Introduction
This article will discuss a list of the most asked Top 20 Pyspark interview questions and answers. These questions can help you prepare for your following Pyspark interview. Check out the complete list of questions below.
Pyspark interview questions for Freshers
Q1. What is PySpark?
PySpark is the Python API for Apache Spark. It is an open-source distributed system that is used for big data processing.
Q2. What is the difference between RDD, DataFrame, and Dataset in PySpark?
Resilient Distributed Datasets is a basic data structure in PySpark. It represents a distributed collection of objects. The Dataset is a high-level abstraction that provides a more organized way of manipulating data. DataFrame is a collection of data organized into named columns.
Q3. How do you create an RDD in PySpark?
We can create an RDD in PySpark by loading data from a file. We can also create it using the parallelize() function from an existing collection.
Q4. What is lazy evaluation in PySpark?
Lazy evaluation is a feature in PySpark that defers the execution of code until it is needed. This is used to optimize the performance of PySpark by decreasing the amount of data that needs to be processed.
Q5. What is a transformation in PySpark?
A transformation is an operation that takes one RDD as input and produces another RDD as output. Some examples of transformations are map(), filter(), and groupBy().
Q6. What is an action in PySpark?
An action is an operation in Pyspark that triggers the execution of transformations and produces a result. Some examples of actions in pyspark are count(), collect(), and saveAsTextFile().

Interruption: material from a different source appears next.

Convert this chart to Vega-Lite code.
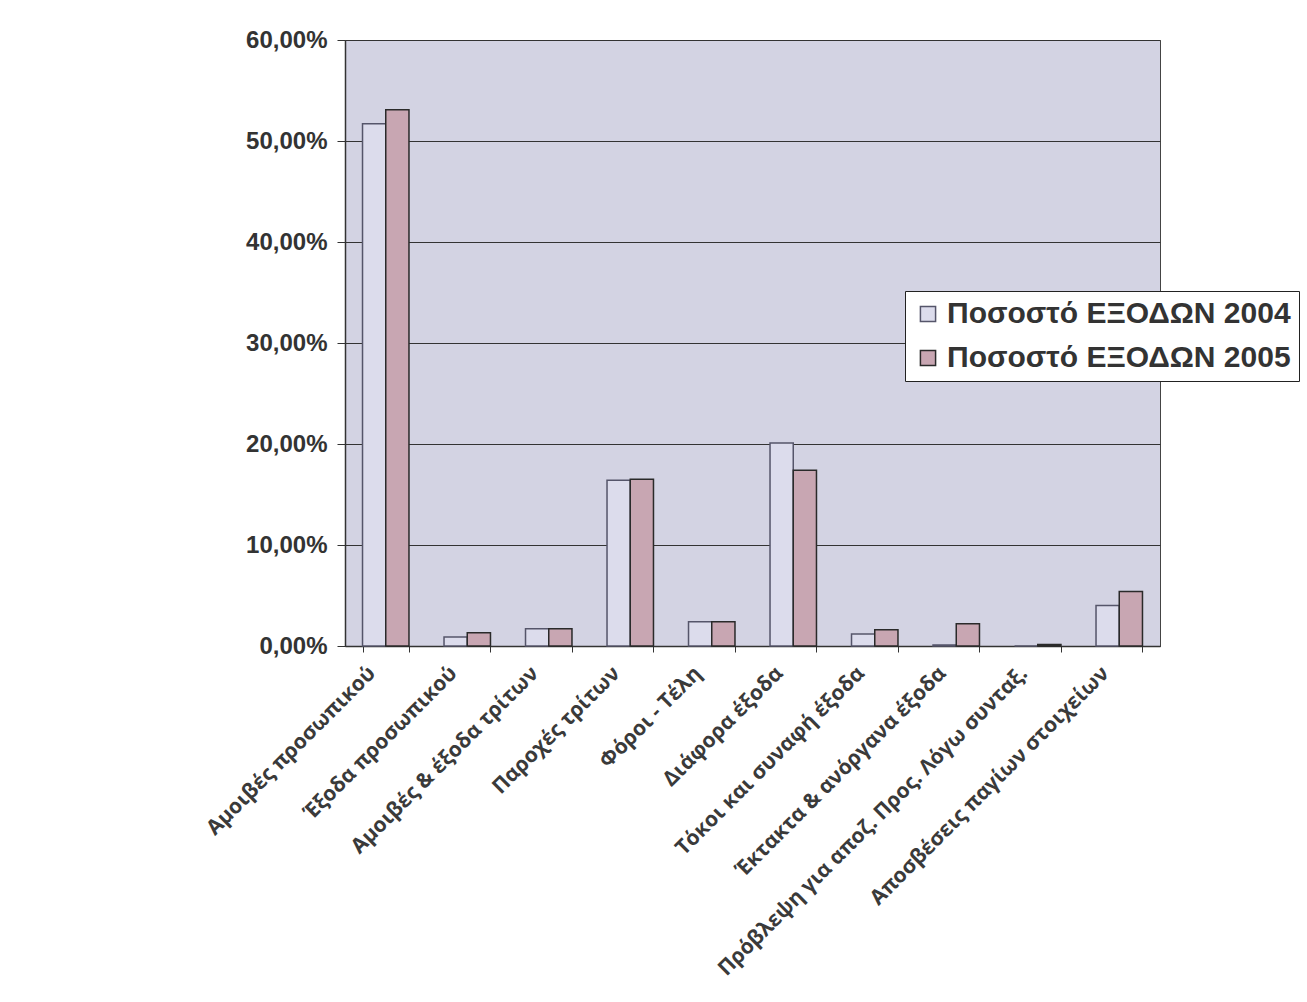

Q7. How do you handle missing data in PySpark?
Missing data can be handled using the dropna() function to drop rows with missing values. We can also handle it by filling in missing values using the fillna() function.
Q8. How do you join two DataFrames in PySpark?
You can join two DataFrames in PySpark using the join() function. It takes the two DataFrames as input and a join condition.
Q9. How do you handle skewed data in PySpark?
Skewed data can be handled using the skew join optimization technique. This technique involves splitting data into multiple partitions based on the join key.
Q10. How do you optimize PySpark performance?
PySpark performance can be optimized by using lazy evaluation, reducing data shuffling. It can also be optimized using the appropriate data structure for the job, for example, RDDs, DataFrames, or Datasets.